Regardless of the outcome, I believe we can learn from the event as it has unfolded. We know that according to the original Nowlan and Heap study, which became the foundation of Reliability Centered Maintenance, that 69 percent of the failure modes within our facilities or on our airplanes can be categorized as infant mortality. We also know that many of us, including myself in the early days, look to redesign as the first solution to many problems before truly understanding all of the root causes. If we put the two together then we can likely expect that if we use solely a redesign strategy then the introduction of more failure modes and  more infant mortality is a given. When we redesign to remove one known failure mode we stand a very good chance of adding many more unknown failure modes if we are not using a tool like Failure Modes and Effects Analysis or FMEA. When we redesign we very seldom make things simpler and therefor the more complex redesign comes with more points of failure. So please understand redesign is a valid solution but it should not be your go to solution within most facilities. In the spirit of wrapping it up the three take always from today's post are:
  • Use root cause and don't be afraid of short term solutions but always have a long term plan for defect elimination or mitigation at the systemic and latent levels based on return on investment and risk thresholds.

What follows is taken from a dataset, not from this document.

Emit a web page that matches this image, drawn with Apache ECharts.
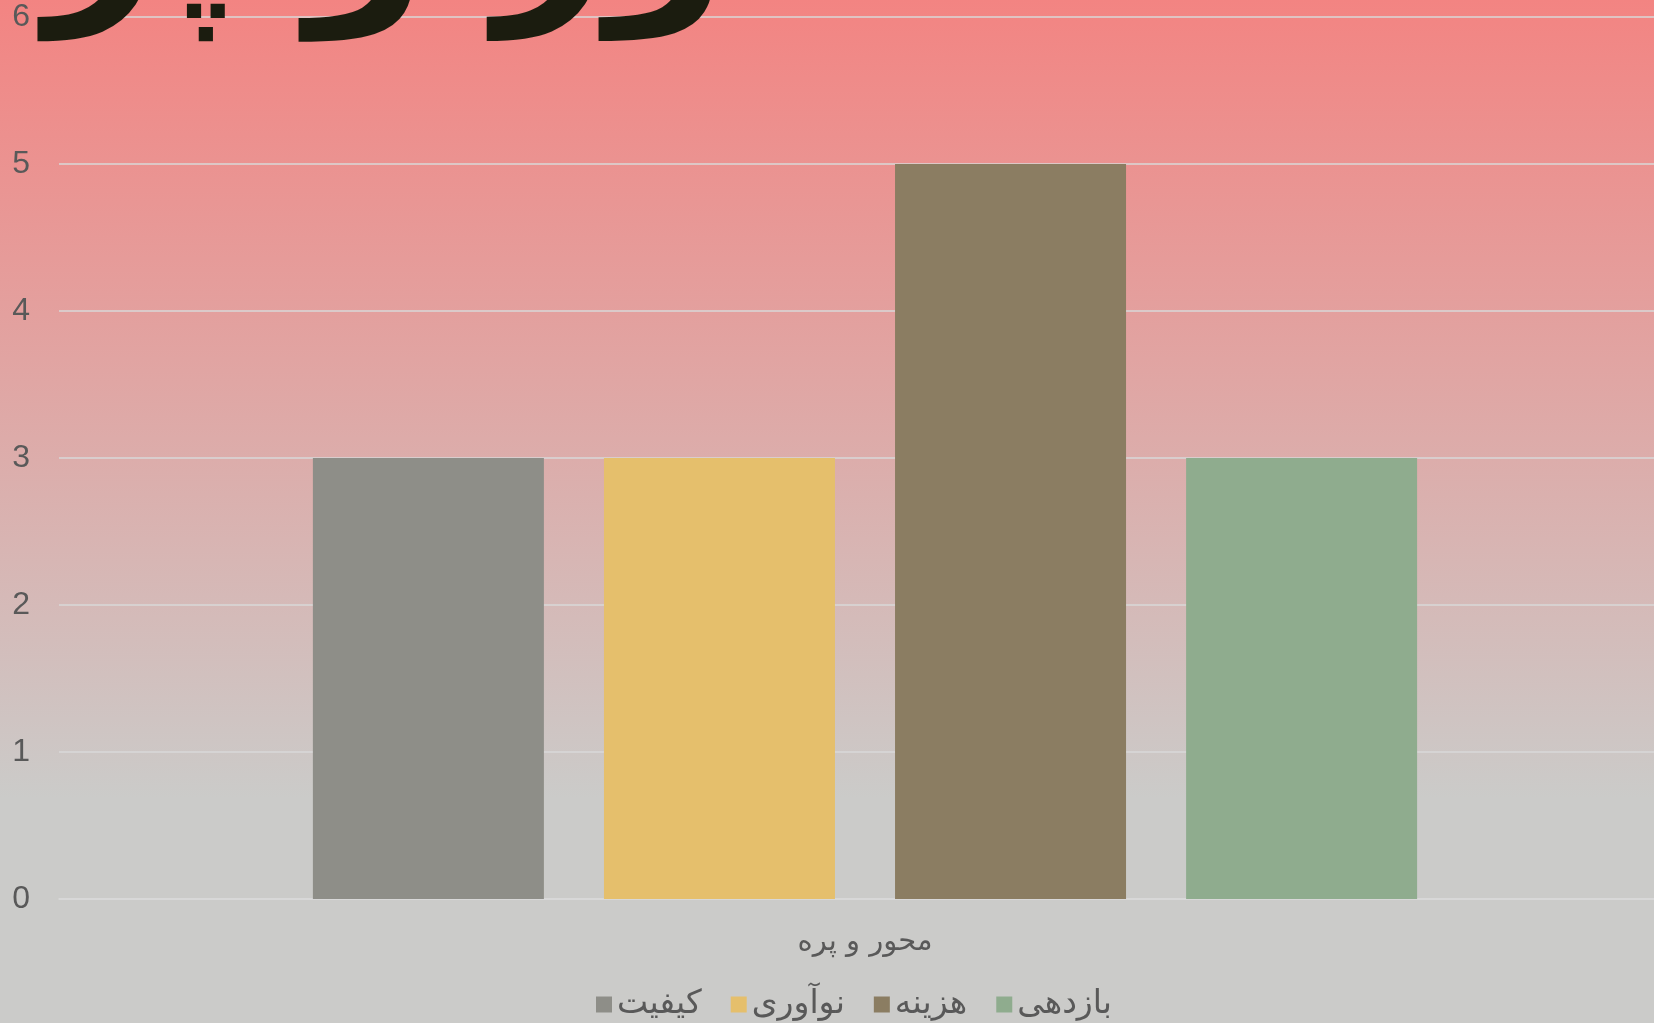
<!DOCTYPE html>
<html>
<head>
<meta charset="utf-8">
<script src="https://cdn.jsdelivr.net/npm/echarts@6/dist/echarts.min.js"></script>
<style>html,body{margin:0;padding:0;}#c{width:1654px;height:1023px;}</style>
</head>
<body>
<div id="c"></div>
<script>
const titleText = 'محور و پره';
const categories = ['محور و پره'];
const seriesNames = ['کیفیت', 'نوآوری', 'هزینه', 'بازدهی'];
const seriesValues = [[3], [3], [5], [3]];
const seriesColors = ['#8e8e88', '#e5bf6c', '#8b7d62', '#8fac8e'];
const yTicks = { min: 0, max: 6, interval: 1 };

const chart = echarts.init(document.getElementById('c'));
const FONT = 'DejaVu Sans';
chart.setOption({
  animation: false,
  backgroundColor: {
    type: 'linear', x: 0, y: 0, x2: 0, y2: 1,
    colorStops: [
      { offset: 0, color: '#f38482' },
      { offset: 0.78, color: '#cbcbc9' },
      { offset: 1, color: '#cbcbc9' }
    ]
  },
  title: {
    text: titleText,
    left: -74,
    top: -158,
    textStyle: { fontFamily: FONT, fontSize: 194, fontWeight: 'bold', color: '#1b1c0f' }
  },
  legend: {
    top: 983,
    left: 591,
    itemWidth: 16,
    itemHeight: 16,
    itemGap: 29,
    icon: 'rect',
    textStyle: { fontFamily: FONT, fontSize: 33, color: '#595959' },
    data: seriesNames
  },
  grid: { left: 59, width: 1612, top: 17, bottom: 124, containLabel: false, outerBoundsMode: 'none' },
  xAxis: {
    type: 'category',
    data: categories,
    axisLine: { show: true, lineStyle: { color: '#d9d9d9', width: 1.5 } },
    axisTick: { show: false },
    axisLabel: { fontFamily: FONT, fontSize: 29, color: '#595959', margin: 29 }
  },
  yAxis: {
    type: 'value',
    min: yTicks.min, max: yTicks.max, interval: yTicks.interval,
    axisLine: { show: false },
    axisTick: { show: false },
    splitLine: { lineStyle: { color: '#d9d9d9', width: 1.5 } },
    axisLabel: { fontFamily: 'Liberation Sans', fontSize: 32, color: '#595959', margin: 29 }
  },
  series: seriesNames.map((n, i) => ({
    name: n,
    type: 'bar',
    data: seriesValues[i],
    itemStyle: { color: seriesColors[i] },
    barGap: '26%',
    barCategoryGap: '31.5%'
  }))
});
</script>
</body>
</html>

  • Redesign should not be your first choice in most failure investigations. Infant mortality and unknown failure abound in redesign decisions.
  • Third if you are a root cause practitioner then you can not give in to speculation and rumors without data. Lets leave those to the tabloids and non fact based news outlets of which we have plenty.
To provide a historical perspective and a bit of data, the following quote was provided in an earnings conference call last week by United Continental Holdings Inc. Chief Executive Jeff Smisek. He defended the plane saying:

"History teaches us that all new aircraft types have issues, and the 787 is no different," Smisek said. "We continue to have confidence in the aircraft and in Boeing's ability to fix the issues, just as they have done on every other new aircraft model they've produced."

Designers and Re-designers must expect infant mortality and use tools like RCM, FMEA, and RCA to mitigate these problems and the risk that associate with them. What are you doing to reduce infant mortality in your plant?